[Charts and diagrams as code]
-------

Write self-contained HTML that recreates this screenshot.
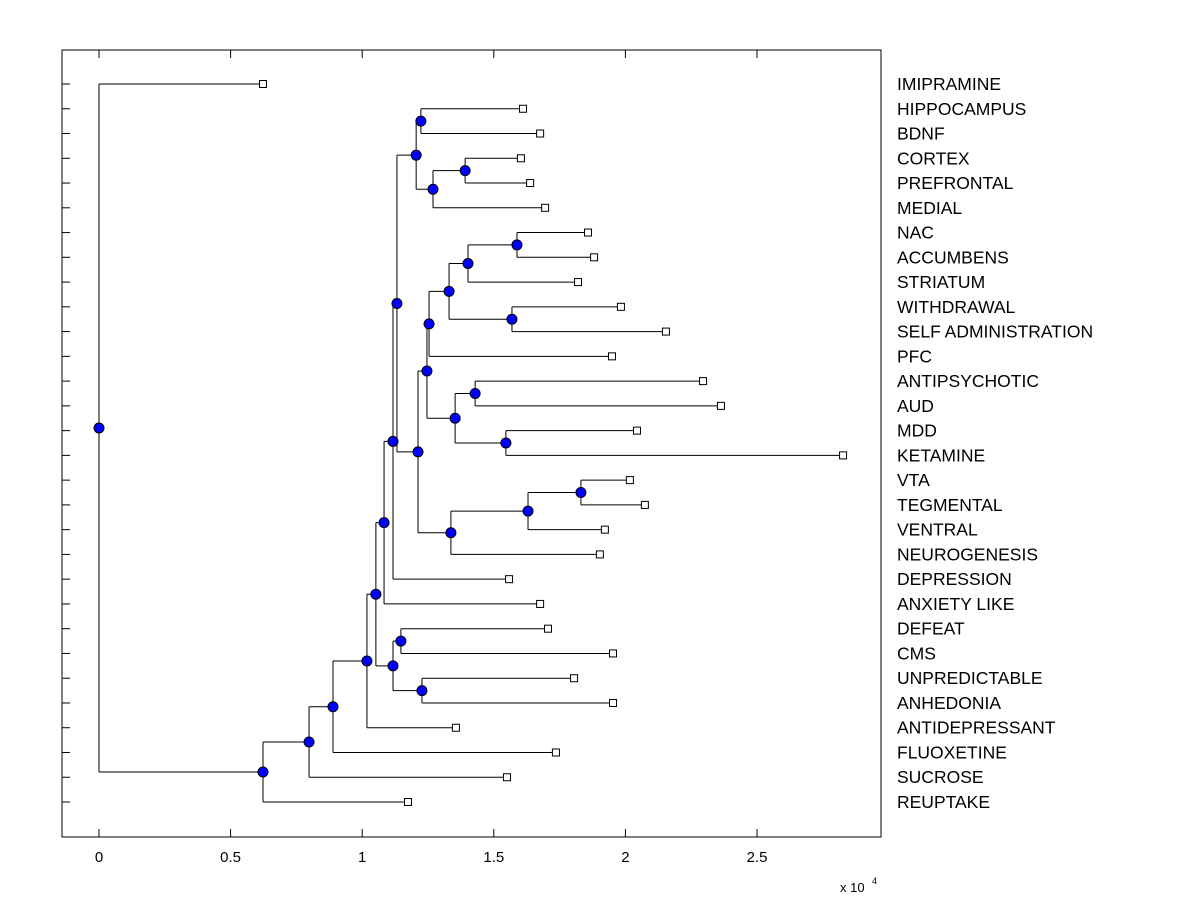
<!DOCTYPE html>
<html><head><meta charset="utf-8"><style>
body{margin:0;background:#fff}
svg{display:block;font-family:"Liberation Sans",Arial,sans-serif}
</style></head><body>
<svg id="chart" width="1200" height="900" viewBox="0 0 1200 900">
<rect x="62" y="50" width="819" height="787" fill="#fff" stroke="#000" stroke-width="1"/>
<g id="g"></g>
</svg>
<script>
const leafNames=["IMIPRAMINE","HIPPOCAMPUS","BDNF","CORTEX","PREFRONTAL","MEDIAL","NAC","ACCUMBENS","STRIATUM","WITHDRAWAL","SELF ADMINISTRATION","PFC","ANTIPSYCHOTIC","AUD","MDD","KETAMINE","VTA","TEGMENTAL","VENTRAL","NEUROGENESIS","DEPRESSION","ANXIETY LIKE","DEFEAT","CMS","UNPREDICTABLE","ANHEDONIA","ANTIDEPRESSANT","FLUOXETINE","SUCROSE","REUPTAKE"];
const leafValues=[0.623,1.611,1.676,1.603,1.638,1.695,1.858,1.881,1.820,1.983,2.154,1.949,2.295,2.363,2.044,2.827,2.017,2.074,1.922,1.903,1.558,1.676,1.706,1.953,1.805,1.953,1.356,1.736,1.550,1.174];
const nodeNames=["root","nA","nB","nC","nD","nE","nG","nH","nI","nF","nJ","nK","nM","nO","nP","nQ","nN","nR","nT","nV","nW","nY","nX","nU","nZ","nAA","nS","nBB","nCC"];
const nodeValues=[0,0.623,0.798,0.889,1.018,1.052,1.117,1.147,1.227,1.083,1.117,1.132,1.205,1.223,1.269,1.391,1.212,1.246,1.254,1.330,1.402,1.588,1.569,1.353,1.429,1.546,1.337,1.630,1.831];
const nodeChildren=[["IMIPRAMINE","nA"],["nB","REUPTAKE"],["nC","SUCROSE"],["nD","FLUOXETINE"],["nE","ANTIDEPRESSANT"],["nF","nG"],["nH","nI"],["DEFEAT","CMS"],["UNPREDICTABLE","ANHEDONIA"],["nJ","ANXIETY LIKE"],["nK","DEPRESSION"],["nM","nN"],["nO","nP"],["HIPPOCAMPUS","BDNF"],["nQ","MEDIAL"],["CORTEX","PREFRONTAL"],["nR","nS"],["nT","nU"],["nV","PFC"],["nW","nX"],["nY","STRIATUM"],["NAC","ACCUMBENS"],["WITHDRAWAL","SELF ADMINISTRATION"],["nZ","nAA"],["ANTIPSYCHOTIC","AUD"],["MDD","KETAMINE"],["nBB","NEUROGENESIS"],["nCC","VENTRAL"],["VTA","TEGMENTAL"]];
const xTicks=[0,0.5,1,1.5,2,2.5];
const xTickLabels=["0","0.5","1","1.5","2","2.5"];

const X=v=>99+v*263.2;
const Y=i=>84+i*(718/29);
const NS="http://www.w3.org/2000/svg";
const g=document.getElementById('g');
function mk(t,a,txt){const e=document.createElementNS(NS,t);for(const k in a)e.setAttribute(k,a[k]);if(txt!==undefined)e.textContent=txt;g.appendChild(e);return e;}
const pos={};
leafNames.forEach((n,i)=>{pos[n]={x:X(leafValues[i]),y:Y(i)};});
function resolve(n){
  if(pos[n])return pos[n];
  const k=nodeNames.indexOf(n);
  const a=resolve(nodeChildren[k][0]),b=resolve(nodeChildren[k][1]);
  pos[n]={x:X(nodeValues[k]),y:(a.y+b.y)/2};return pos[n];
}
nodeNames.forEach(resolve);
leafNames.forEach((n,i)=>{
  const t=mk('line',{x1:62,x2:70,y1:Y(i),y2:Y(i),stroke:'#000'});
  
  
  const l=mk('text',{x:897,y:Y(i)+6,'font-size':17.5},n);
  
  
});
xTicks.forEach((v,i)=>{
  const t=mk('line',{x1:X(v),x2:X(v),y1:837,y2:829,stroke:'#000'});
  
  
  const t2=mk('line',{x1:X(v),x2:X(v),y1:50,y2:58,stroke:'#000'});
  
  
  const l=mk('text',{x:X(v),y:862,'font-size':15,'text-anchor':'middle'},xTickLabels[i]);
  
  
});
const ex=mk('text',{x:840,y:892,'font-size':13},'x 10');


const ex2=mk('text',{x:872,y:884,'font-size':9},'4');


nodeNames.forEach((n,k)=>{
  const p=pos[n];const a=pos[nodeChildren[k][0]],b=pos[nodeChildren[k][1]];
  const v=mk('line',{x1:p.x,x2:p.x,y1:a.y,y2:b.y,stroke:'#000'});
  
  
  [a,b].forEach(c=>{
    const h=mk('line',{x1:p.x,x2:c.x,y1:c.y,y2:c.y,stroke:'#000'});
    
    
  });
});
leafNames.forEach(n=>{
  const p=pos[n];
  const s=mk('rect',{x:p.x-3.5,y:p.y-3.5,width:7,height:7,fill:'#fff',stroke:'#000'});
  
  
});
nodeNames.forEach(n=>{
  const p=pos[n];
  const c=mk('circle',{cx:p.x,cy:p.y,r:5,fill:'#0000ff',stroke:'#000'});
  
  
});
</script>
</body></html>
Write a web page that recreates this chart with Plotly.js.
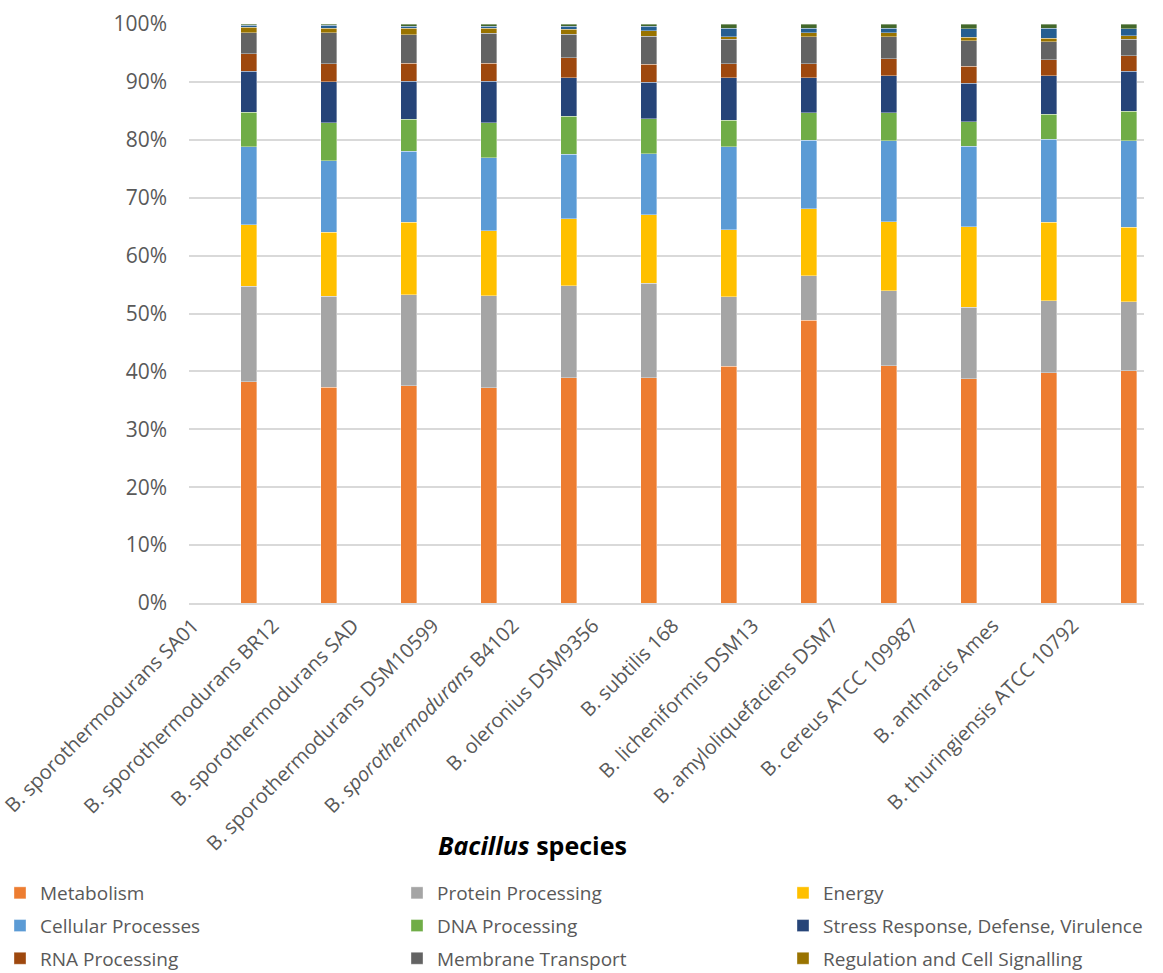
<!DOCTYPE html>
<html>
<head>
<meta charset="utf-8">
<script src="https://cdn.plot.ly/plotly-3.0.1.min.js"></script>
<style>
  html, body { margin: 0; padding: 0; background: #ffffff; }
  #chart { width: 1163px; height: 973px; }
</style>
</head>
<body>
<div id="chart"></div>
<script>
// Genomes compared (x axis, left to right)
const strains = [
  "B. sporothermodurans SA01",
  "B. sporothermodurans BR12",
  "B. sporothermodurans SAD",
  "B. sporothermodurans DSM10599",
  "B. <i>sporothermodurans</i> B4102",
  "B. oleronius DSM9356",
  "B. subtilis 168",
  "B. licheniformis DSM13",
  "B. amyloliquefaciens DSM7",
  "B. cereus ATCC 109987",
  "B. anthracis Ames",
  "B. thuringiensis ATCC 10792"
];

// Share of annotated subsystem features per category (%), one value per strain
const metabolism      = [38.2, 37.2, 37.6, 37.2, 38.9, 38.9, 40.9, 48.9, 40.9, 38.7, 39.8, 40.1];
const proteinProc     = [16.5, 15.7, 15.7, 15.9, 15.9, 16.4, 12.0,  7.7, 13.0, 12.4, 12.4, 11.9];
const energy          = [10.6, 11.1, 12.5, 11.3, 11.6, 11.8, 11.6, 11.6, 11.9, 13.9, 13.6, 12.9];
const cellularProc    = [13.5, 12.3, 12.3, 12.6, 11.1, 10.6, 14.3, 11.8, 14.0, 13.9, 14.3, 14.9];
const dnaProc         = [ 6.0,  6.6,  5.5,  6.0,  6.6,  6.0,  4.6,  4.8,  4.8,  4.2,  4.3,  5.1];
const stress          = [ 7.0,  7.0,  6.6,  7.2,  6.6,  6.3,  7.3,  6.0,  6.4,  6.7,  6.7,  6.9];
const rnaProc         = [ 3.1,  3.1,  3.1,  3.1,  3.5,  3.1,  2.4,  2.4,  2.9,  2.9,  2.7,  2.7];
const membrane        = [ 3.6,  5.4,  4.9,  5.2,  4.0,  4.9,  4.3,  4.7,  3.8,  4.4,  3.1,  2.9];
const regulation      = [ 0.9,  0.8,  1.2,  0.9,  0.9,  0.9,  0.4,  0.7,  0.7,  0.6,  0.6,  0.6];
const cellEnvelope    = [ 0.4,  0.5,  0.3,  0.3,  0.5,  0.8,  1.5,  0.8,  0.8,  1.5,  1.8,  1.2];
const miscellaneous   = [ 0.2,  0.2,  0.4,  0.4,  0.4,  0.4,  0.7,  0.7,  0.7,  0.8,  0.7,  0.8];

const seriesNames = [
  "Metabolism", "Protein Processing", "Energy",
  "Cellular Processes", "DNA Processing", "Stress Response, Defense, Virulence",
  "RNA Processing", "Membrane Transport", "Regulation and Cell Signalling",
  "Cell Envelope", "Miscellaneous"
];
const seriesValues = [
  metabolism, proteinProc, energy, cellularProc, dnaProc, stress,
  rnaProc, membrane, regulation, cellEnvelope, miscellaneous
];
const seriesColors = [
  "#ED7D31", "#A5A5A5", "#FFC000", "#5B9BD5", "#70AD47", "#264478",
  "#9E480E", "#636363", "#997300", "#255E91", "#43682B"
];
// legend block is laid out in three columns, filled row by row
const legendColumn = ["legend", "legend2", "legend3", "legend", "legend2", "legend3",
                      "legend", "legend2", "legend3", null, null];

const traces = seriesNames.map((name, i) => {
  const t = {
    type: "bar",
    name: name,
    x: strains,
    y: seriesValues[i],
    width: 0.2,
    legendgroup: "g" + i,
    showlegend: legendColumn[i] !== null,
    marker: { color: seriesColors[i], line: { color: "rgba(255,255,255,0.6)", width: 0.6 } },
    hovertemplate: "%{x}<br>" + name + ": %{y:.1f}%<extra></extra>"
  };
  if (legendColumn[i]) t.legend = legendColumn[i];
  return t;
});

const fontFamily = "Open Sans, DejaVu Sans, sans-serif";
const xTickFont = { family: fontFamily, size: 20, color: "#595959" };
const yTickFont = { family: fontFamily, size: 21, color: "#595959" };
const legendFont = { family: fontFamily, size: 19, color: "#595959" };

function legendAt(xPx) {
  return {
    orientation: "v",
    xref: "container",
    yref: "container",
    x: xPx / 1163,
    y: 1 - 874 / 973,
    xanchor: "left",
    yanchor: "top",
    traceorder: "grouped",
    tracegroupgap: 5,
    font: legendFont,
    bgcolor: "rgba(0,0,0,0)"
  };
}

const layout = {
  width: 1163,
  height: 973,
  margin: { l: 189, r: 19, t: 24, b: 370, autoexpand: false },
  paper_bgcolor: "#ffffff",
  plot_bgcolor: "#ffffff",
  barmode: "stack",
  barnorm: "percent",
  showlegend: true,
  xaxis: {
    type: "category",
    range: [-0.75, 11.19],
    tickangle: -45,
    ticks: "",
    ticklabelshift: -56,
    ticklabelstandoff: 1,
    tickfont: xTickFont,
    showgrid: false,
    showline: true,
    linecolor: "#d9d9d9",
    linewidth: 2,
    zeroline: false,
    automargin: false
  },
  yaxis: {
    range: [0, 100],
    dtick: 10,
    ticksuffix: "%",
    ticks: "",
    ticklabelstandoff: 21,
    tickfont: yTickFont,
    showgrid: true,
    gridcolor: "#d9d9d9",
    gridwidth: 2,
    zeroline: false,
    showline: false,
    automargin: false
  },
  legend: legendAt(0),
  legend2: legendAt(397),
  legend3: legendAt(783),
  annotations: [
    {
      // category axis title
      text: "<b><i>Bacillus</i> species</b>",
      xref: "paper", yref: "paper",
      x: (532 - 189) / 955, y: -(845 - 603) / 579,
      xanchor: "center", yanchor: "middle",
      showarrow: false,
      font: { family: fontFamily, size: 25, color: "#000000" }
    }
  ],
  shapes: [
    // break in the category baseline between the two groups of bars
    { type: "rect", xref: "x", yref: "y", x0: 3.39, x1: 3.74, y0: -0.6, y1: 0.6,
      fillcolor: "#ffffff", line: { width: 0 }, layer: "above" }
  ]
};

Plotly.newPlot("chart", traces, layout, { displayModeBar: false });
</script>
</body>
</html>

-------

Pick out lines containing the word "recreates", each one as written.

### Solution to this task
Write self-contained HTML that recreates this screenshot.
Write a web page that recreates this chart with Plotly.js.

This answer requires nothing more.